# Data provided

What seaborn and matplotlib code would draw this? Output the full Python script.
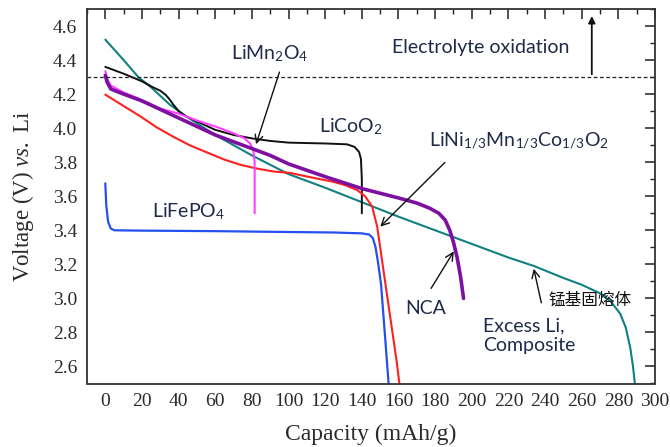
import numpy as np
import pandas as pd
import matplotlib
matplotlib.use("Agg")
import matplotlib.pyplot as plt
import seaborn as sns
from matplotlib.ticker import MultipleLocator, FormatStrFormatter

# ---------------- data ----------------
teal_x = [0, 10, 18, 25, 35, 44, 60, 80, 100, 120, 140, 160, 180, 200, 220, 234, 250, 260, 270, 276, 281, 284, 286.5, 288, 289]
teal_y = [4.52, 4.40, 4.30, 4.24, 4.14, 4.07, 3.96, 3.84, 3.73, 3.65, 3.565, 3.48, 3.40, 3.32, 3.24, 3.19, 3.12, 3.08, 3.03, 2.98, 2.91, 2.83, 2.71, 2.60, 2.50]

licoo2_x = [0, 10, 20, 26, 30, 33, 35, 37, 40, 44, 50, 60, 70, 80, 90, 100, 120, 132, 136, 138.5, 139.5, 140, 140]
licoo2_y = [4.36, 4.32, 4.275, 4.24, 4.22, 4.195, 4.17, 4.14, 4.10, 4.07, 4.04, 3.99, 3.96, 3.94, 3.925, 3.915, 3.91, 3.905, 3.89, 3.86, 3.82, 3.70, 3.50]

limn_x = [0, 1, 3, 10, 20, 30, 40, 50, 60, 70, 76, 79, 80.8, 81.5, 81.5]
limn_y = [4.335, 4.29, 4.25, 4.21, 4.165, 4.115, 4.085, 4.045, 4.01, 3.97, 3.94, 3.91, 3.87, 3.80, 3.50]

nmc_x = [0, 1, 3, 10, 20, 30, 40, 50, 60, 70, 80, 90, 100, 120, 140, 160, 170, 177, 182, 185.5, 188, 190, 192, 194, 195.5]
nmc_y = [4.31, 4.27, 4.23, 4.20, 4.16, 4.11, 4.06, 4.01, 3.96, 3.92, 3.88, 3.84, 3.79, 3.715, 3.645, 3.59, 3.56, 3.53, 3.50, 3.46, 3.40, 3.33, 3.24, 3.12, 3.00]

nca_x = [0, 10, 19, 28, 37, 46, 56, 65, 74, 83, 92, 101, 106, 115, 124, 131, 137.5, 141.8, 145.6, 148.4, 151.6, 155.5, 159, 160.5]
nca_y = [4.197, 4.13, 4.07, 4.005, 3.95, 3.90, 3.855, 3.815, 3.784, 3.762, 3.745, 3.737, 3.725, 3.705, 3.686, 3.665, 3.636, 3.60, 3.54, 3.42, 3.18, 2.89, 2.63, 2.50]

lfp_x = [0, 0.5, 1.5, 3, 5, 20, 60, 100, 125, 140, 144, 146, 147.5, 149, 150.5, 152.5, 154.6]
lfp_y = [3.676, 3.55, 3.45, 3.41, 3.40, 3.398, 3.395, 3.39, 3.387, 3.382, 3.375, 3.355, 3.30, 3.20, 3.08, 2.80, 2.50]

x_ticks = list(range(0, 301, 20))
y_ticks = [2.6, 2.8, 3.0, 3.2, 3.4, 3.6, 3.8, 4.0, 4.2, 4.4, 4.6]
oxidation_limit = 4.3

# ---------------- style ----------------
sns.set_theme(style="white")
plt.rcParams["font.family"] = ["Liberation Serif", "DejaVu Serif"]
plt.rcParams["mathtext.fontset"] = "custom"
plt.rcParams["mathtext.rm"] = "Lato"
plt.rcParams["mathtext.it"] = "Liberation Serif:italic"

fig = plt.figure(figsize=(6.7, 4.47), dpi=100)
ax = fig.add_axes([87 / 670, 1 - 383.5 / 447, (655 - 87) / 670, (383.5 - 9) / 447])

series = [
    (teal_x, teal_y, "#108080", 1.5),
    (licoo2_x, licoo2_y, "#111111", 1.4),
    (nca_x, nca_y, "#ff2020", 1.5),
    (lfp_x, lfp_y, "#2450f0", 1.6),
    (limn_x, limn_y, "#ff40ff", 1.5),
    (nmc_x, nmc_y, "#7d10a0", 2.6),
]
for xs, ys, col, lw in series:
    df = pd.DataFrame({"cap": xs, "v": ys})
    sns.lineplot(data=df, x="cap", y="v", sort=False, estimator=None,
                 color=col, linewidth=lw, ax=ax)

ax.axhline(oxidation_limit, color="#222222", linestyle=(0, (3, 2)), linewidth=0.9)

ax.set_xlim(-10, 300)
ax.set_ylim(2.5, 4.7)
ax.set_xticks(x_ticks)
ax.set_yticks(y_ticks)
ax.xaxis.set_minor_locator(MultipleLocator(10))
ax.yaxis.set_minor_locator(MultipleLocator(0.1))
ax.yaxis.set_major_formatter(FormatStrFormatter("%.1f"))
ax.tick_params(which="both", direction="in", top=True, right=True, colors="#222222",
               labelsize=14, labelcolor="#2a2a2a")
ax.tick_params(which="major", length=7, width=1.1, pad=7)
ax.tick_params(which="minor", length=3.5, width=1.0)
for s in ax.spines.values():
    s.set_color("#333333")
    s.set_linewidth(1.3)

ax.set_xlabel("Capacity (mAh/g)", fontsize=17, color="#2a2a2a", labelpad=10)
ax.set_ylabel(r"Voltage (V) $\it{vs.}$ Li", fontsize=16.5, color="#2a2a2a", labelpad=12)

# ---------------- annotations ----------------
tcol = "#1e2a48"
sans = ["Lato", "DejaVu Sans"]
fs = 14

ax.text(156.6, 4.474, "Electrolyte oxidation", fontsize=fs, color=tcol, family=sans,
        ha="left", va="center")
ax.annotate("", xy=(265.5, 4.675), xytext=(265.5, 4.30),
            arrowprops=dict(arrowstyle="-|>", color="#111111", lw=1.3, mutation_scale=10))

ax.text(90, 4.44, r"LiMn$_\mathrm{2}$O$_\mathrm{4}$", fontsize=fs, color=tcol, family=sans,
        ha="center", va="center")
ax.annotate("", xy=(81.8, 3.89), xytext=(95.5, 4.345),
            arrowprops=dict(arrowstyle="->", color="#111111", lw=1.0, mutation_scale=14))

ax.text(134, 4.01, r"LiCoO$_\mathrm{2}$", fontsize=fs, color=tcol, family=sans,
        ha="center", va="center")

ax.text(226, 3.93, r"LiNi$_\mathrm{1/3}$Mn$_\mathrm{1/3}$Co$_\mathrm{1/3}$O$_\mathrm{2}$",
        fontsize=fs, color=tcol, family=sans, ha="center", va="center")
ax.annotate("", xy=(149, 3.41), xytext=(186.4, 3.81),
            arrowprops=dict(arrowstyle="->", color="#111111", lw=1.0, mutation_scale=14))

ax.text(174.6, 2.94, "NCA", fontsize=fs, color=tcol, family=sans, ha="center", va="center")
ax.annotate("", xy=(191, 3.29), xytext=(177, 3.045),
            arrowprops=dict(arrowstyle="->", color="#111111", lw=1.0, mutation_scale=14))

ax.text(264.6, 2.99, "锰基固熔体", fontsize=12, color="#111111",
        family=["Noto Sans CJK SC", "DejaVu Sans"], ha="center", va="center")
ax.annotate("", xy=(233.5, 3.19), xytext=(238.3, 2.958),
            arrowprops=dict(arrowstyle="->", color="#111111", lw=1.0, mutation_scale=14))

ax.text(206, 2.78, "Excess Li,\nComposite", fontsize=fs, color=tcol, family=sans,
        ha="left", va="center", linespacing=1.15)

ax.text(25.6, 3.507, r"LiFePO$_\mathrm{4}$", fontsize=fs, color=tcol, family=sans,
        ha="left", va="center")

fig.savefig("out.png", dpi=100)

# What to do
Repeat the data exactly, excluding the pictures.

# Exercise solution
What seaborn and matplotlib code would draw this? Output the full Python script.
import numpy as np
import pandas as pd
import matplotlib
matplotlib.use("Agg")
import matplotlib.pyplot as plt
import seaborn as sns
from matplotlib.ticker import MultipleLocator, FormatStrFormatter

# ---------------- data ----------------
teal_x = [0, 10, 18, 25, 35, 44, 60, 80, 100, 120, 140, 160, 180, 200, 220, 234, 250, 260, 270, 276, 281, 284, 286.5, 288, 289]
teal_y = [4.52, 4.40, 4.30, 4.24, 4.14, 4.07, 3.96, 3.84, 3.73, 3.65, 3.565, 3.48, 3.40, 3.32, 3.24, 3.19, 3.12, 3.08, 3.03, 2.98, 2.91, 2.83, 2.71, 2.60, 2.50]

licoo2_x = [0, 10, 20, 26, 30, 33, 35, 37, 40, 44, 50, 60, 70, 80, 90, 100, 120, 132, 136, 138.5, 139.5, 140, 140]
licoo2_y = [4.36, 4.32, 4.275, 4.24, 4.22, 4.195, 4.17, 4.14, 4.10, 4.07, 4.04, 3.99, 3.96, 3.94, 3.925, 3.915, 3.91, 3.905, 3.89, 3.86, 3.82, 3.70, 3.50]

limn_x = [0, 1, 3, 10, 20, 30, 40, 50, 60, 70, 76, 79, 80.8, 81.5, 81.5]
limn_y = [4.335, 4.29, 4.25, 4.21, 4.165, 4.115, 4.085, 4.045, 4.01, 3.97, 3.94, 3.91, 3.87, 3.80, 3.50]

nmc_x = [0, 1, 3, 10, 20, 30, 40, 50, 60, 70, 80, 90, 100, 120, 140, 160, 170, 177, 182, 185.5, 188, 190, 192, 194, 195.5]
nmc_y = [4.31, 4.27, 4.23, 4.20, 4.16, 4.11, 4.06, 4.01, 3.96, 3.92, 3.88, 3.84, 3.79, 3.715, 3.645, 3.59, 3.56, 3.53, 3.50, 3.46, 3.40, 3.33, 3.24, 3.12, 3.00]

nca_x = [0, 10, 19, 28, 37, 46, 56, 65, 74, 83, 92, 101, 106, 115, 124, 131, 137.5, 141.8, 145.6, 148.4, 151.6, 155.5, 159, 160.5]
nca_y = [4.197, 4.13, 4.07, 4.005, 3.95, 3.90, 3.855, 3.815, 3.784, 3.762, 3.745, 3.737, 3.725, 3.705, 3.686, 3.665, 3.636, 3.60, 3.54, 3.42, 3.18, 2.89, 2.63, 2.50]

lfp_x = [0, 0.5, 1.5, 3, 5, 20, 60, 100, 125, 140, 144, 146, 147.5, 149, 150.5, 152.5, 154.6]
lfp_y = [3.676, 3.55, 3.45, 3.41, 3.40, 3.398, 3.395, 3.39, 3.387, 3.382, 3.375, 3.355, 3.30, 3.20, 3.08, 2.80, 2.50]

x_ticks = list(range(0, 301, 20))
y_ticks = [2.6, 2.8, 3.0, 3.2, 3.4, 3.6, 3.8, 4.0, 4.2, 4.4, 4.6]
oxidation_limit = 4.3

# ---------------- style ----------------
sns.set_theme(style="white")
plt.rcParams["font.family"] = ["Liberation Serif", "DejaVu Serif"]
plt.rcParams["mathtext.fontset"] = "custom"
plt.rcParams["mathtext.rm"] = "Lato"
plt.rcParams["mathtext.it"] = "Liberation Serif:italic"

fig = plt.figure(figsize=(6.7, 4.47), dpi=100)
ax = fig.add_axes([87 / 670, 1 - 383.5 / 447, (655 - 87) / 670, (383.5 - 9) / 447])

series = [
    (teal_x, teal_y, "#108080", 1.5),
    (licoo2_x, licoo2_y, "#111111", 1.4),
    (nca_x, nca_y, "#ff2020", 1.5),
    (lfp_x, lfp_y, "#2450f0", 1.6),
    (limn_x, limn_y, "#ff40ff", 1.5),
    (nmc_x, nmc_y, "#7d10a0", 2.6),
]
for xs, ys, col, lw in series:
    df = pd.DataFrame({"cap": xs, "v": ys})
    sns.lineplot(data=df, x="cap", y="v", sort=False, estimator=None,
                 color=col, linewidth=lw, ax=ax)

ax.axhline(oxidation_limit, color="#222222", linestyle=(0, (3, 2)), linewidth=0.9)

ax.set_xlim(-10, 300)
ax.set_ylim(2.5, 4.7)
ax.set_xticks(x_ticks)
ax.set_yticks(y_ticks)
ax.xaxis.set_minor_locator(MultipleLocator(10))
ax.yaxis.set_minor_locator(MultipleLocator(0.1))
ax.yaxis.set_major_formatter(FormatStrFormatter("%.1f"))
ax.tick_params(which="both", direction="in", top=True, right=True, colors="#222222",
               labelsize=14, labelcolor="#2a2a2a")
ax.tick_params(which="major", length=7, width=1.1, pad=7)
ax.tick_params(which="minor", length=3.5, width=1.0)
for s in ax.spines.values():
    s.set_color("#333333")
    s.set_linewidth(1.3)

ax.set_xlabel("Capacity (mAh/g)", fontsize=17, color="#2a2a2a", labelpad=10)
ax.set_ylabel(r"Voltage (V) $\it{vs.}$ Li", fontsize=16.5, color="#2a2a2a", labelpad=12)

# ---------------- annotations ----------------
tcol = "#1e2a48"
sans = ["Lato", "DejaVu Sans"]
fs = 14

ax.text(156.6, 4.474, "Electrolyte oxidation", fontsize=fs, color=tcol, family=sans,
        ha="left", va="center")
ax.annotate("", xy=(265.5, 4.675), xytext=(265.5, 4.30),
            arrowprops=dict(arrowstyle="-|>", color="#111111", lw=1.3, mutation_scale=10))

ax.text(90, 4.44, r"LiMn$_\mathrm{2}$O$_\mathrm{4}$", fontsize=fs, color=tcol, family=sans,
        ha="center", va="center")
ax.annotate("", xy=(81.8, 3.89), xytext=(95.5, 4.345),
            arrowprops=dict(arrowstyle="->", color="#111111", lw=1.0, mutation_scale=14))

ax.text(134, 4.01, r"LiCoO$_\mathrm{2}$", fontsize=fs, color=tcol, family=sans,
        ha="center", va="center")

ax.text(226, 3.93, r"LiNi$_\mathrm{1/3}$Mn$_\mathrm{1/3}$Co$_\mathrm{1/3}$O$_\mathrm{2}$",
        fontsize=fs, color=tcol, family=sans, ha="center", va="center")
ax.annotate("", xy=(149, 3.41), xytext=(186.4, 3.81),
            arrowprops=dict(arrowstyle="->", color="#111111", lw=1.0, mutation_scale=14))

ax.text(174.6, 2.94, "NCA", fontsize=fs, color=tcol, family=sans, ha="center", va="center")
ax.annotate("", xy=(191, 3.29), xytext=(177, 3.045),
            arrowprops=dict(arrowstyle="->", color="#111111", lw=1.0, mutation_scale=14))

ax.text(264.6, 2.99, "锰基固熔体", fontsize=12, color="#111111",
        family=["Noto Sans CJK SC", "DejaVu Sans"], ha="center", va="center")
ax.annotate("", xy=(233.5, 3.19), xytext=(238.3, 2.958),
            arrowprops=dict(arrowstyle="->", color="#111111", lw=1.0, mutation_scale=14))

ax.text(206, 2.78, "Excess Li,\nComposite", fontsize=fs, color=tcol, family=sans,
        ha="left", va="center", linespacing=1.15)

ax.text(25.6, 3.507, r"LiFePO$_\mathrm{4}$", fontsize=fs, color=tcol, family=sans,
        ha="left", va="center")

fig.savefig("out.png", dpi=100)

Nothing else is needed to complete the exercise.